Concessionária ABV questiona termos propostos pela Anac; principal divergência está na transferência do saldo restante do financiamento do projeto
Imbróglio que já parecia praticamente solucionado, a relicitação do Aeroporto de Viracopos (SP) ainda causa divergências entre a atual concessionária e o governo federal.
O Valor apurou que a Aeroportos Brasil Viracopos (ABV) está insatisfeita com as cláusulas do termo aditivo propostas pela Agência Nacional de Aviação Civil (Anac), especialmente num ponto que pode criar insatisfação no BNDES, financiador do aeroporto e um dos principais credores no plano de recuperação judicial da ABV.
O problema é que essa queda de braço ocorre às vésperas do fim da validade do decreto 10.427/2020, editado em julho, que qualificou o ativo para fins de relicitação. Inicialmente, a Anac entendia que o decreto teria vencido ontem – ou seja, a ABV já deveria ter assinado o aditivo para que a qualificação do aeroporto não fosse anulada. Porém, a concessionária apresentou um ofício defendendo um prazo diferente para a assinatura, até a próxima segunda-feira, o que foi acatado pela agência.
A grande discordância, porém, não está nos prazos para assinatura. O principal ponto questionado pela ABV é a indefinição sobre a transferência, para o novo concessionário, do saldo do financiamento (“project finance”) do aeroporto que eventualmente reste após a indenização que ainda será paga à concessionária.
A batida de martelo sobre essa transferência dependeria, segundo o texto do próprio decreto, de análises dos ministérios de Economia e de Infraestrutura. No entanto, a situação não foi resolvida ainda, e a concessionária não quer assinar o termo aditivo sem que isso esteja equacionado.
Segundo entendimento da ABV, a transferência dessa dívida a vencer era uma condição fundamental do acordo firmado com BNDES e bancos para a aprovação do plano de recuperação judicial. Em carta enviada nesta semana à Anac, a concessionária cita uma manifestação antiga do BNDES, na qual o banco diz que a relicitação com a transferência da dívida “se apresenta como a única solução capaz de conferir a segurança jurídica adequada a todos os envolvidos e satisfatória recuperabilidade para o crédito dos financiadores”.

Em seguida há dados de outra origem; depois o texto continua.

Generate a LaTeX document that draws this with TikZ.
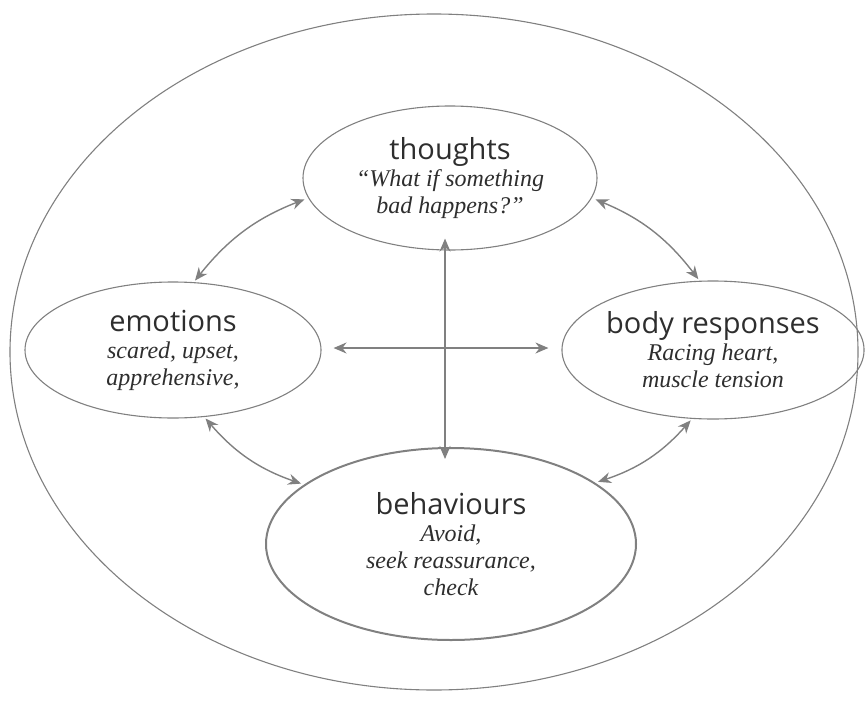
\documentclass[tikz,border=0pt]{standalone}
\usepackage{fontspec}
\setmainfont{Liberation Serif}
\newfontfamily\headfont{Open Sans}
\usetikzlibrary{shapes.geometric,arrows.meta}
\definecolor{linegray}{HTML}{808080}
\definecolor{textgray}{HTML}{2E2E2E}
\newcommand{\hd}[1]{{\headfont\upshape\fontsize{29}{31}\selectfont #1}}
\tikzset{
  part/.style={ellipse, draw=linegray, line width=1.1pt, inner sep=0pt,
    text=textgray, align=center, font=\fontsize{24}{27}\selectfont\itshape},
  link/.style={draw=linegray, line width=1.4pt,
    {Stealth[length=13pt,width=11pt]}-{Stealth[length=13pt,width=11pt]}}
}
\begin{document}
\begin{tikzpicture}[x=1pt,y=-1pt]
        \useasboundingbox (0,0) rectangle (866,706);

        % Draw the outer circle
        \draw[linegray, line width=1.1pt] (434,352) ellipse [x radius=424, y radius=338];

        % Draw the four parts
        \node[part, minimum width=294pt, minimum height=144pt] (th) at (450,178)
          {\hd{thoughts}\\“What if something\\bad happens?”};
        \node[part, minimum width=296pt, minimum height=136pt] (em) at (173,350)
          {\hd{emotions}\\scared, upset,\\apprehensive,};
        \node[part, minimum width=294pt, minimum height=138pt] (bo) at (713,350)
          {\hd{body responses}\\Racing heart,\\muscle tension};
        \node[part, line width=2pt, minimum width=370pt, minimum height=192pt] (be) at (451,544)
          {\hd{behaviours}\\Avoid,\\seek reassurance,\\check};

        % Add the links between the parts
        \draw[link, shorten <=2pt, shorten >=4pt] (em.73) to[bend left=15] (th.188);
        \draw[link, shorten <=4pt, shorten >=2pt] (th.352) to[bend left=15] (bo.101);
        \draw[link, shorten <=2pt, shorten >=3pt] (em.295) to[bend right=15] (be.158);
        \draw[link, shorten <=2pt, shorten >=3pt] (bo.253) to[bend left=15] (be.23);

        % Add the cross in the middle
        \draw[link] ([xshift=-5pt,yshift=12pt]th.south) -- ([xshift=-6pt,yshift=-12pt]be.north);
        \draw[link] ([xshift=12pt,yshift=2pt]em.east) -- ([xshift=-13pt,yshift=2pt]bo.west);
    \end{tikzpicture}
\end{document}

O saldo de financiamento a ser pago até o fim da concessão está em torno de R$ 2,3 bilhões. Porém, o valor que seria efetivamente transferido ao novo concessionário depende da indenização à ABV, que ainda será calculada em arbitragem.
Na visão de uma fonte, que falou sob condição de anonimato, o governo não quer se comprometer com a questão da transferência da dívida porque não tem como fazer os cálculos no momento. Caso o valor seja alto, ele poderia até mesmo inviabializar a equação econômico-financeira do ativo na relicitação.
Diante de um cenário que depende de outros órgãos do governo, a empresa entende que a Anac deveria ter aberto bases para negociação da minuta de aditivo ou ter aprovado um texto-base, e não “empurrado” a assinatura de um “contrato de adesão”, que iria contra o princípio de extinção amigável da concessão, alega.
Em carta ao regulador, a concessionária se queixou ainda da possibilidade de o novo concessionário assumir a operação sem que ela seja indenizada por seus ativos no valor definido pelo tribunal arbitral. Para a ABV, a Procuradoria Federal equivocou-se ao dizer, em parecer, que a nova licitação poderia acontecer antes do desfecho da arbitragem. Nesse sentido, a empresa defende ajustes nas cláusulas apresentadas, para que ela possa permanecer com o ativo até a decisão do tribunal arbitral sobre sua indenização.
Por trás disso, está ainda o interesse da companhia em se manter na concessão, mesmo após toda a novela que já dura anos. Desde o início do imbróglio em Viracopos, a ABV vem defendendo o reequilíbrio econômico-financeiro do seu contrato de concessão – tem, inclusive, uma série de pedidos de reequilíbrio judicializados.
Ontem à noite, a concessionária convocou uma assembleia geral extraordinária (AGE) para discutir a assinatura do termo – a decisão não saiu até o fechamento da reportagem. Mesmo se decidirem pela assinatura, o grupo considera que há um risco elevado de que o BNDES fique insatisfeito com a mudança num dos pilares do plano de recuperação judicial.
Procurada, a Anac informou que acatou o prazo pedido pela concessionária para assinatura do termo aditivo, e não fez mais comentários.
O Aeroporto de Viracopos está desde 2012 sob concessão da ABV, em recuperação judicial, com controle dividido entre UTC e Triunfo. A Infraero é sócia minoritária (49%). Quatro consórcios já foram habilitados a fazer o Procedimento de Manifestação de Interesse (PMI) dos estudos para a relicitação do ativo. O prazo para entrega desses estudos é janeiro de 2021.